Although there's no one size fits all childbirth experience, most deliveries are influenced by the way you delivered your first child. Meaning, if your first baby came via Cesarean, your doctor is likely to recommend a repeat C-section. What is a repeat C-section, you may be wondering? Simply put, it's having more than one delivery by C-section.
Having had a repeat C-section myself, I understand all the emotions wrapped around preparing not just for the birth of your child, but also for surgery. Since I wasn't a candidate for a vaginal birth after cesarean (also known as VBAC), I needed to prepare for another trip to the operating room, and learn all I could about the procedure.
As with just about any surgical procedure, there are risks and benefits to a repeat C-section. To feel like an informed patient, you should consider all the information, then discuss your concerns with your care provider. This will give you some clarity on issues that have piqued your interest, as well as open the dialogue between you and your doctor about her approach to repeat C-sections. Doing this helped me to feel more prepared and relaxed as the date for my second delivery drew closer.
It's true what they say, that sometimes the devil you know is better that the one you don't. And when it comes to having babies, this saying rings true. According to Today's Parents, "women who’ve already had a Caesarean feel more confident about a repeat operation because they already know what to expect." I can identify with this — there's something about familiarity that makes you feel more in control. However, having a repeat C-section isn't all been there, done that. There are some risk factors to consider and be prepared for.

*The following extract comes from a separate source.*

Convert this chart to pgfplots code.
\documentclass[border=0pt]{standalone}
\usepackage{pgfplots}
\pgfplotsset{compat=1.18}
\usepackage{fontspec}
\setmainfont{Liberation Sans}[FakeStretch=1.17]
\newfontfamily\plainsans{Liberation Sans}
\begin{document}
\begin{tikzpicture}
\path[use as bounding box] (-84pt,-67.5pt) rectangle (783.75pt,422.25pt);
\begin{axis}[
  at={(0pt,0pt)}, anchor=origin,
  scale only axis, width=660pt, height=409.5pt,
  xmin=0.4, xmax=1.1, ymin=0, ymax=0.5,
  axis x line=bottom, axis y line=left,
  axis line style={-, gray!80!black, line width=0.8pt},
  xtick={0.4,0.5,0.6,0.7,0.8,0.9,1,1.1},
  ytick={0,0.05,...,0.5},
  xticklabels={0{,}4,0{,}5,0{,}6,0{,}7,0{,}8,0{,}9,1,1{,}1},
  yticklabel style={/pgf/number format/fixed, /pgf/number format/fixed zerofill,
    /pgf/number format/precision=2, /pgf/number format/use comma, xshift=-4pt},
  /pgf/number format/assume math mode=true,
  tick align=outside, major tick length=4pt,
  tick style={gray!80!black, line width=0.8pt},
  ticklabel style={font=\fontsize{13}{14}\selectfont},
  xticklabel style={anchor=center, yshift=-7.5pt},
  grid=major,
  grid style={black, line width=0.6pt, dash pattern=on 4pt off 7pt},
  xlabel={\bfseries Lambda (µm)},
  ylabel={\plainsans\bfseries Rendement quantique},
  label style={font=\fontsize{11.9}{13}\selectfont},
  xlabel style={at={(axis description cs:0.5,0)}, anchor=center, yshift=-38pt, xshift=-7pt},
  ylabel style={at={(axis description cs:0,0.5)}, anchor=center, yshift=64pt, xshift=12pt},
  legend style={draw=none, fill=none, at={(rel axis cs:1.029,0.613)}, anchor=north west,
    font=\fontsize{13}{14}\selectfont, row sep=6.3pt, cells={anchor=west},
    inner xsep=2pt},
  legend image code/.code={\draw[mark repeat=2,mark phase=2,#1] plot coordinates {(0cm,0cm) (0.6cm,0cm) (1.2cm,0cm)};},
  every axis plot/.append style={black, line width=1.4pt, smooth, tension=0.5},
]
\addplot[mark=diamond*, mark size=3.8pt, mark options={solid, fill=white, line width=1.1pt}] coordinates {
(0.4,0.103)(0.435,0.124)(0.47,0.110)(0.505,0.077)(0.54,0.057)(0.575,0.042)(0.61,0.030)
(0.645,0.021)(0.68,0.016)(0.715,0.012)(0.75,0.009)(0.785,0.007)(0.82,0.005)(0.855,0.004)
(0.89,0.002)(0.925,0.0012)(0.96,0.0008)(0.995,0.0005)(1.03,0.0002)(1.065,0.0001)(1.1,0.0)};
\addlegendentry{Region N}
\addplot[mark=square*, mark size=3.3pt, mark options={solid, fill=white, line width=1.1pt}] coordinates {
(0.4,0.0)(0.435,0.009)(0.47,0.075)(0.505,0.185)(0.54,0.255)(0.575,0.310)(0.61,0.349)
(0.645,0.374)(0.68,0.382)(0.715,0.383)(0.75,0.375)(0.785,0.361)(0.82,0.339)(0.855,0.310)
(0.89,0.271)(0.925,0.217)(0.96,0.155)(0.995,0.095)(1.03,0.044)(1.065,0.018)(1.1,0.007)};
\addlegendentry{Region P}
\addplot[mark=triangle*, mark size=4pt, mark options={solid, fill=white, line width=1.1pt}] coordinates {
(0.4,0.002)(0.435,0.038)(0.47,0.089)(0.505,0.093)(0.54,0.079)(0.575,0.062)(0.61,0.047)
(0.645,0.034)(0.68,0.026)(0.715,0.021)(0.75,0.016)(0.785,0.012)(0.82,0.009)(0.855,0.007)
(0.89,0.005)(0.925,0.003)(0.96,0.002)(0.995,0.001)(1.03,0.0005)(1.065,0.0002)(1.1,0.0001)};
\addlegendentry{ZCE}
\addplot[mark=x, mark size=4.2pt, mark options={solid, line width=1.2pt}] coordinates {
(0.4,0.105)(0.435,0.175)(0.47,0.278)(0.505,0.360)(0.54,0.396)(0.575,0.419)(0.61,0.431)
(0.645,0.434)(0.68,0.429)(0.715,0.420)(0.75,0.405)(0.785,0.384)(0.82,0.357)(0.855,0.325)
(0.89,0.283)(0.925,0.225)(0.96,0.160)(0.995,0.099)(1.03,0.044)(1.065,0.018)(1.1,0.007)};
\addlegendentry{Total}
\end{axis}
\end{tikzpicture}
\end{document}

As Mayo Clinic reported, women who have more than one Cesarean delivery have some specific increased risks. For instance, the more C-section deliveries a woman has, the greater her chances for bladder injuries. Also, mothers are more likely to experience excessive bleeding and problems with the placenta when having a repeat C-section. However, there still is no bottom line on how many repeat C-sections are considered safe.
If you will be having your baby with a repeat Cesarean, keep in mind a few key factors for a speedy recovery. Moving around and eating well will help you regain your energy and set your body in motion to start the healing process, according to the website for Parents magazine. You'll also want to make sure you keep an eye on how your scar is healing and call your doctor if you notice anything odd, like swelling or liquid leaking out. And, as with any procedure, it never hurts to talk to your doctor if you have any concerns.